» **DESCRIPTION OF THE TASK**:
Starting with the first line of the data below, copy each line up to and including the one containing "const gridValues = [0, 20, 40, 60, 80];". Pictures stay out.

» **STORED DATA**:
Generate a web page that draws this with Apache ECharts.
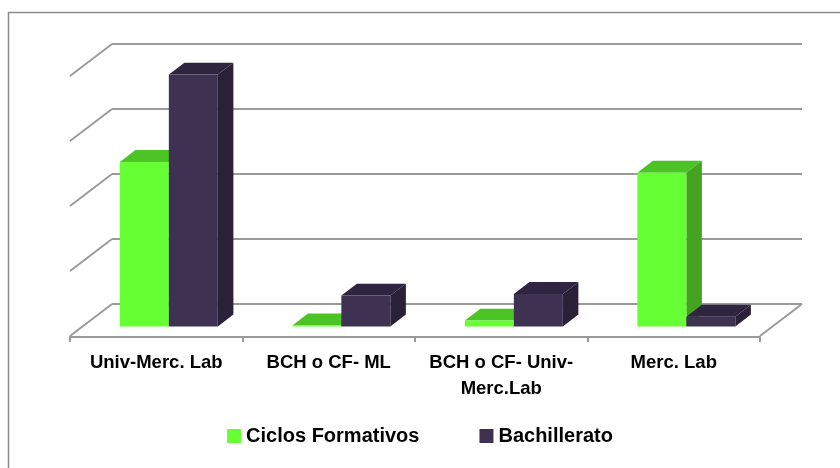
<!DOCTYPE html>
<html>
<head>
<meta charset="utf-8">
<script src="https://cdn.jsdelivr.net/npm/echarts@6/dist/echarts.min.js"></script>
<style>
  html, body { margin: 0; padding: 0; background: #ffffff; }
  #chart { width: 840px; height: 468px; }
</style>
</head>
<body>
<div id="chart"></div>
<script>
// Data
const categories = ['Univ-Merc. Lab', 'BCH o CF- ML', 'BCH o CF- Univ-\nMerc.Lab', 'Merc. Lab'];
const seriesNames = ['Ciclos Formativos', 'Bachillerato'];
const ciclosFormativos = [50.6, 0.3, 1.8, 47.3];
const bachillerato = [77.5, 9.5, 10.0, 3.0];
const gridValues = [0, 20, 40, 60, 80];

// Oblique floor depth: front edge relative to the back wall
const DEPTH_DX = -42;
const DEPTH_DY = 32;
const BAR_FRONT = 0.70;   // depth fraction of the bars' front face
const BAR_BACK = 0.33;    // depth fraction of the bars' back face
const BAR_WIDTH = 0.284;  // share of a category band per bar

const faceColors = [
  { front: '#66ff33', top: '#4cc425', side: '#45a322' },
  { front: '#3f3152', top: '#2f2541', side: '#2a2138' }
];
const lineColor = '#9a9a9a';
const FONT = '"Liberation Sans", Arial, sans-serif';

// Back-wall gridlines plus the left (and floor right) diagonals
function wallRenderer(params, api) {
  const v = api.value(0);
  const y = api.coord([0, v])[1];
  const cs = params.coordSys;
  const style = { stroke: lineColor, lineWidth: 2, fill: null };
  const children = [
    { type: 'line', shape: { x1: cs.x, y1: y, x2: cs.x + cs.width, y2: y }, style },
    { type: 'line', shape: { x1: cs.x, y1: y, x2: cs.x + DEPTH_DX, y2: y + DEPTH_DY }, style }
  ];
  if (v === 0) {
    const xr = cs.x + cs.width;
    children.push({ type: 'line', shape: { x1: xr, y1: y, x2: xr + DEPTH_DX, y2: y + DEPTH_DY }, style });
  }
  return { type: 'group', children };
}

// 3D-looking column: top, side, front faces
function barRenderer(si) {
  return function (params, api) {
    const cat = api.value(0);
    const val = api.value(1);
    const top = api.coord([cat, val]);
    const base = api.coord([cat, 0]);
    const band = api.size([1, 0])[0];
    const w = band * BAR_WIDTH;
    const x0 = si === 0 ? top[0] - w : top[0];
    const fx = DEPTH_DX * BAR_FRONT, fy = DEPTH_DY * BAR_FRONT;
    const dx = DEPTH_DX * (BAR_BACK - BAR_FRONT), dy = DEPTH_DY * (BAR_BACK - BAR_FRONT);
    const L = x0 + fx, R = x0 + w + fx, T = top[1] + fy, B = base[1] + fy;
    const c = faceColors[si];
    return {
      type: 'group',
      children: [
        { type: 'polygon', shape: { points: [[L, T], [R, T], [R + dx, T + dy], [L + dx, T + dy]] }, style: { fill: c.top } },
        { type: 'polygon', shape: { points: [[R, T], [R + dx, T + dy], [R + dx, B + dy], [R, B]] }, style: { fill: c.side } },
        { type: 'rect', shape: { x: L, y: T, width: w, height: Math.max(B - T, 0.5) }, style: { fill: c.front } }
      ]
    };
  };
}

const chart = echarts.init(document.getElementById('chart'), null, { renderer: 'canvas' });

const option = {
  animation: false,
  backgroundColor: '#ffffff',
  color: [faceColors[0].front, faceColors[1].front],
  graphic: [{
    type: 'rect',
    shape: { x: 8.5, y: 12.5, width: 900, height: 500 },
    style: { fill: null, stroke: '#8a8a8a', lineWidth: 1.5 },
    silent: true
  }],
  legend: {
    data: seriesNames.map((n) => ({ name: n, icon: 'rect' })),
    left: 'center',
    top: 421,
    itemWidth: 14,
    itemHeight: 14,
    itemGap: 60,
    textStyle: { fontFamily: FONT, fontWeight: 'bold', fontSize: 20, color: '#000000' }
  },
  grid: [
    { left: 112, right: 38, top: 44, bottom: 164 },
    { left: 70, right: 80, top: 76, bottom: 131 }
  ],
  xAxis: [
    { type: 'category', gridIndex: 0, data: categories, show: false },
    {
      type: 'category', gridIndex: 1, data: categories,
      axisLine: { show: true, lineStyle: { color: lineColor, width: 2 } },
      axisTick: { show: true, length: 5, lineStyle: { color: lineColor, width: 2 } },
      axisLabel: {
        interval: 0, margin: 13, color: '#000000',
        fontFamily: FONT, fontWeight: 'bold', fontSize: 18.5, lineHeight: 26
      }
    }
  ],
  yAxis: [
    { type: 'value', gridIndex: 0, min: 0, max: 80, interval: 20, show: false, splitLine: { show: false } },
    { type: 'value', gridIndex: 1, min: 0, max: 80, interval: 20, show: false, splitLine: { show: false } }
  ],
  series: [
    {
      type: 'custom', name: '_walls', xAxisIndex: 0, yAxisIndex: 0,
      renderItem: wallRenderer,
      data: gridValues.map((v) => [v]),
      encode: { y: 0 },
      silent: true, z: 1
    },
    {
      type: 'custom', name: seriesNames[0], xAxisIndex: 0, yAxisIndex: 0,
      renderItem: barRenderer(0),
      itemStyle: { color: faceColors[0].front },
      data: ciclosFormativos.map((v, i) => [i, v]),
      encode: { x: 0, y: 1 },
      z: 3
    },
    {
      type: 'custom', name: seriesNames[1], xAxisIndex: 0, yAxisIndex: 0,
      renderItem: barRenderer(1),
      itemStyle: { color: faceColors[1].front },
      data: bachillerato.map((v, i) => [i, v]),
      encode: { x: 0, y: 1 },
      z: 4
    }
  ]
};

chart.setOption(option);
</script>
</body>
</html>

» **OUTPUT OF THE TASK**:
Generate a web page that draws this with Apache ECharts.
<!DOCTYPE html>
<html>
<head>
<meta charset="utf-8">
<script src="https://cdn.jsdelivr.net/npm/echarts@6/dist/echarts.min.js"></script>
<style>
  html, body { margin: 0; padding: 0; background: #ffffff; }
  #chart { width: 840px; height: 468px; }
</style>
</head>
<body>
<div id="chart"></div>
<script>
// Data
const categories = ['Univ-Merc. Lab', 'BCH o CF- ML', 'BCH o CF- Univ-\nMerc.Lab', 'Merc. Lab'];
const seriesNames = ['Ciclos Formativos', 'Bachillerato'];
const ciclosFormativos = [50.6, 0.3, 1.8, 47.3];
const bachillerato = [77.5, 9.5, 10.0, 3.0];
const gridValues = [0, 20, 40, 60, 80];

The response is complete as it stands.